由于使用了 deque，没有像原书那样重新定义 ConveyorQueue。

class TrailingBucketCounter(object):
    """keep counts for the past N buckets of time"""
    def __init__(self, num_buckets, secs_per_bucket):
        """e.g. TrailingBucketCounter(30, 60) tracks the last 30 minute-buckets of time"""
        self.buckets = deque()
        self.total_sum = 0  # sum of all items in buckets
        self.num_buckets = num_buckets
        self.secs_per_bucket = secs_per_bucket
        self.last_update_time = None

    def _shift(self, num_shifted):
        # in case too many item shifted, just clear
        if num_shifted >= self.num_buckets:
            self.buckets.clear()
            self.total_sum = 0
            return

        # push all the needed 0's
        while num_shifted:
            self.buckets.append(0)
            num_shifted -= 1

        # pop all the excess items
        while len(self.buckets) > self.num_buckets:
            self.total_sum -= self.buckets.popleft()

    def _update(self, now):
        current_bucket = now // self.secs_per_bucket
        last_update_bucket = self.last_update_time // self.secs_per_bucket

        self._shift(current_bucket - last_update_bucket)
        self.last_update_time = now

    def add(self, count, now):
        self._update(now)

        if not self.buckets:
            self._shift(1)
        self.buckets[-1] += count
        self.total_sum += count

    def trailing_count(self, now):
        """return the total count over the last num_buckets worth of time"""
        self._update(now)
        return self.total_sum

class MinuteHourCounter(object):

    def __init__(self):
        self.minute_counts = TrailingBucketCounter(num_buckets=60, secs_per_bucket=1)
        self.hour_counts = TrailingBucketCounter(num_buckets=60, secs_per_bucket=60)

    def add(self, count):
        now = int(time())
        self.minute_counts.add(count, now)
        self.hour_counts.add(count, now)

    # TODO: combine the in-progress bucket with a complementary fraction of the oldest bucket to make up for the half-full current bucket
    def minute_count(self):
        now = int(time())
        return self.minute_counts.trailing_count(now)

    def hour_count(self):
        now = int(time())
        return self.hour_counts.trailing_count(now)

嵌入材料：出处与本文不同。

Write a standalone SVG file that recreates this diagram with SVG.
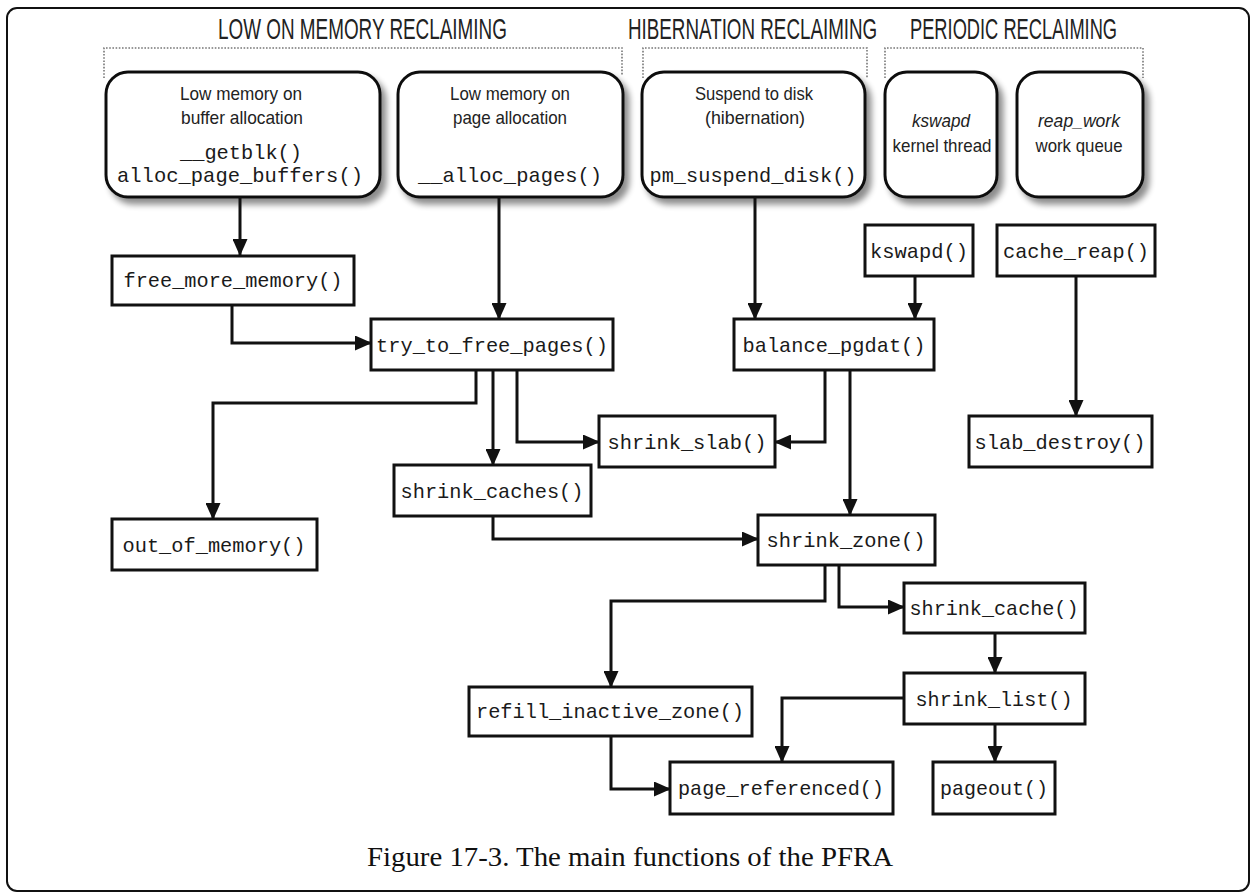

总结：我们首先考虑 naive 的解决方案，发现设计上的瓶颈和难点：效率，存储空间。然后把问题拆分为子问题，采用更合适的数据结构，有针对性地改进。反复分析设计的缺陷，进一步改进。

事实上，容易推导出：

hour_count 的时间复杂度，naive 解法为 O(#events-per-hour) 即正比于每小时数据更新次数，另外两种解法都为 O(1) 即常数
存储空间，naive 解法无上限，deque 解法为 O(#events-per-hour) 正比于每小时数据更新次数，buckets 解法为 O(#buckets) 也可以认为是常数

但是，buckets 解法由于取整数时间戳，因此它的计数是近似值。思考：如何改进估算？